The eurozone’s third largest economy had lurched into a fresh crisis when President Sergio Mattarella on Sunday vetoed the nomination of fierce eurosceptic Paolo Savona as economy minister in a planned coalition of the far-right League party and anti-establishment Five Star Movement.
His rejection of Savona and nomination of Carlo Cottarelli as caretaker prime minister sparked angry calls for his impeachment as Savona had the backing of the majority of lawmakers.
“This isn’t democracy, this isn’t respect for the popular vote. It’s the latest slap in the face from the powers-that-be that says Italy should be a slave, scared and precarious,” League leader Matteo Salvini charged.

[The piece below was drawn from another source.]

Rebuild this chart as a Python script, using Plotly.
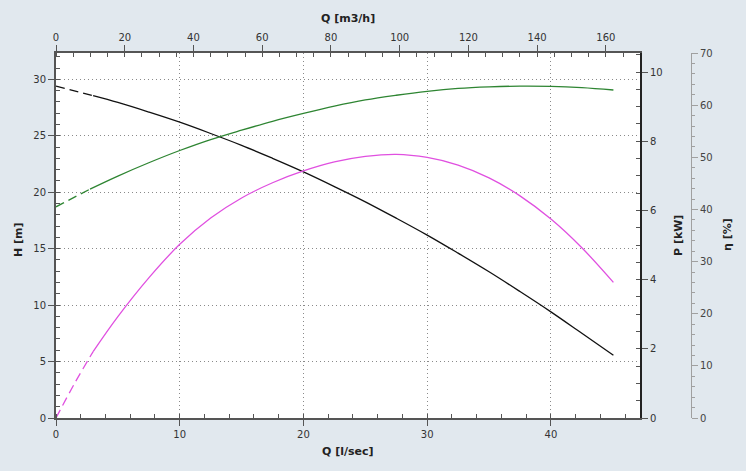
import plotly.graph_objects as go

# ---- data ----
Q_H = [0, 3.0, 5, 7.5, 10, 12.5, 15, 17.5, 20, 22.5, 25, 27.5, 30, 32.5, 35, 37.5, 40, 42.5, 45.05]
H_m = [29.4, 28.55, 27.95, 27.1, 26.2, 25.2, 24.15, 23.0, 21.8, 20.5, 19.15, 17.7, 16.2, 14.6, 12.95, 11.2, 9.4, 7.5, 5.55]

Q_E = [0, 2.75, 5, 7.5, 10, 12.5, 15, 17.5, 20, 22.5, 25, 27.5, 30, 32.5, 35, 37.5, 40, 42.5, 45.05]
ETA = [40.5, 43.9, 46.4, 48.95, 51.3, 53.4, 55.2, 56.9, 58.4, 59.8, 61.0, 61.9, 62.65, 63.2, 63.5, 63.65, 63.6, 63.35, 62.9]

Q_P = [0, 1.5, 3.0, 5, 7.5, 10, 12.5, 15, 17.5, 20, 22.5, 25, 27.5, 30, 32.5, 35, 37.5, 40, 42.5, 45.05]
P_kW = [0, 1.0, 1.92, 2.93, 4.05, 5.02, 5.78, 6.36, 6.80, 7.14, 7.40, 7.56, 7.62, 7.53, 7.31, 6.94, 6.42, 5.75, 4.92, 3.92]

DASH_END = {"H": 2, "E": 2, "P": 3}  # index where the solid part starts
M3H_PER_LS = 3.6

Q_RANGE = [0, 47.2]
H_RANGE = [0, 32.33]
P_RANGE = [0, 10.55]
E_RANGE = [0, 70]

BG = "#e1e8ee"
FONT = "DejaVu Sans"
TICKFONT = dict(family=FONT, size=10, color="#333")
AX = "#555"
GRID = "#8a8a8a"

C_H = "#111111"
C_E = "#2e8532"
C_P = "#e050e0"

fig = go.Figure()


def add_curve(q, v, key, color, yaxis):
    k = DASH_END[key]
    fig.add_trace(go.Scatter(x=q[:k], y=v[:k], mode="lines", yaxis=yaxis, xaxis="x",
                             line=dict(color=color, width=1.3, dash="9px,5px",
                                       shape="spline", smoothing=1.0),
                             showlegend=False, hoverinfo="skip"))
    fig.add_trace(go.Scatter(x=q[k - 1:], y=v[k - 1:], mode="lines", yaxis=yaxis, xaxis="x",
                             line=dict(color=color, width=1.3, shape="spline", smoothing=1.0),
                             showlegend=False, hoverinfo="skip"))


add_curve(Q_H, H_m, "H", C_H, "y")
add_curve(Q_E, ETA, "E", C_E, "y3")
add_curve(Q_P, P_kW, "P", C_P, "y2")

# invisible trace so that the m3/h axis is drawn
fig.add_trace(go.Scatter(x=[q * M3H_PER_LS for q in Q_H], y=H_m, xaxis="x2", yaxis="y",
                         mode="lines", line=dict(width=0), opacity=0,
                         showlegend=False, hoverinfo="skip"))

W, L, R = 746, 56, 55
paper_w = W - L - R
dom_end = (640 - L) / paper_w

common = dict(showline=True, linecolor=AX, linewidth=2, ticks="outside", ticklen=6,
              tickcolor=AX, tickwidth=1, tickfont=TICKFONT, zeroline=False)
grid = dict(showgrid=True, gridcolor=GRID, griddash="1px,3px", gridwidth=1)

fig.update_layout(
    width=746, height=471, autosize=False,
    margin=dict(l=L, r=R, t=53, b=53, pad=0),
    paper_bgcolor=BG, plot_bgcolor="white",
    font=dict(family=FONT, size=10, color="#333"),
    showlegend=False,
    xaxis=dict(domain=[0, dom_end], range=Q_RANGE, dtick=10, tick0=0, anchor="y",
               minor=dict(dtick=2, tick0=0, ticks="inside", ticklen=4, tickcolor=AX, showgrid=False),
               **grid, **common),
    xaxis2=dict(domain=[0, dom_end], range=[Q_RANGE[0] * M3H_PER_LS, Q_RANGE[1] * M3H_PER_LS],
                dtick=20, tick0=0, overlaying="x", side="top", anchor="y", showgrid=False,
                minor=dict(dtick=5, tick0=0, ticks="inside", ticklen=4, tickcolor=AX, showgrid=False),
                **common),
    yaxis=dict(range=H_RANGE, dtick=5, tick0=0, anchor="x",
               minor=dict(dtick=1, tick0=0, ticks="inside", ticklen=4, tickcolor=AX, showgrid=False),
               **grid, **common),
    yaxis2=dict(range=P_RANGE, dtick=2, tick0=0, overlaying="y", side="right", anchor="x",
                showgrid=False,
                minor=dict(dtick=0.5, tick0=0, ticks="inside", ticklen=4, tickcolor=AX, showgrid=False),
                **{**common, "linecolor": "#222"}),
    yaxis3=dict(range=E_RANGE, dtick=10, tick0=0, overlaying="y", side="right", anchor="free",
                position=1.0, showgrid=False, showline=True, linecolor="#a0a0a0", linewidth=1,
                ticks="outside", ticklen=6, tickcolor="#a0a0a0", tickwidth=1,
                tickfont=dict(family=FONT, size=10, color="#444"), zeroline=False,
                minor=dict(dtick=2, tick0=0, ticks="outside", ticklen=3, tickcolor="#a0a0a0", showgrid=False)),
)

TITLEFONT = dict(family=FONT, size=11, color="#222")


def px_x(px):
    return (px - L) / paper_w


def px_y(py):
    return (418 - py) / 365


titles = [
    ("<b>Q [l/sec]</b>", 348, 451, 0),
    ("<b>Q [m3/h]</b>", 348, 19, 0),
    ("<b>H [m]</b>", 18, 240, -90),
    ("<b>P [kW]</b>", 678, 236, -90),
    ("<b>η [%]</b>", 728, 235, -90),
]
for text, x, y, ang in titles:
    fig.add_annotation(text=text, x=px_x(x), y=px_y(y), xref="paper", yref="paper",
                       showarrow=False, textangle=ang, font=TITLEFONT,
                       xanchor="center", yanchor="middle")

fig.write_html("out.html")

The chaos — the latest chapter in a drawn-out political saga after an inconclusive March election — sent Italian stocks tumbling by as much as two percent at one stage, and bond yields surging, with Italy’s debt risk premium hitting its highest level since November 2013.
Cottarelli, 64, was director of the IMF’s fiscal affairs department from 2008 to 2013 and became known as “Mr Scissors” for making cuts to public spending in Italy.
He said that should his technocrat government win parliamentary approval, it would stay in place until elections at the “start of 2019”.
But if parliament fails to approve his government, a new election would be held “after August” — the most likely outcome given only the centre-left Democratic party has announced that it would vote in favour.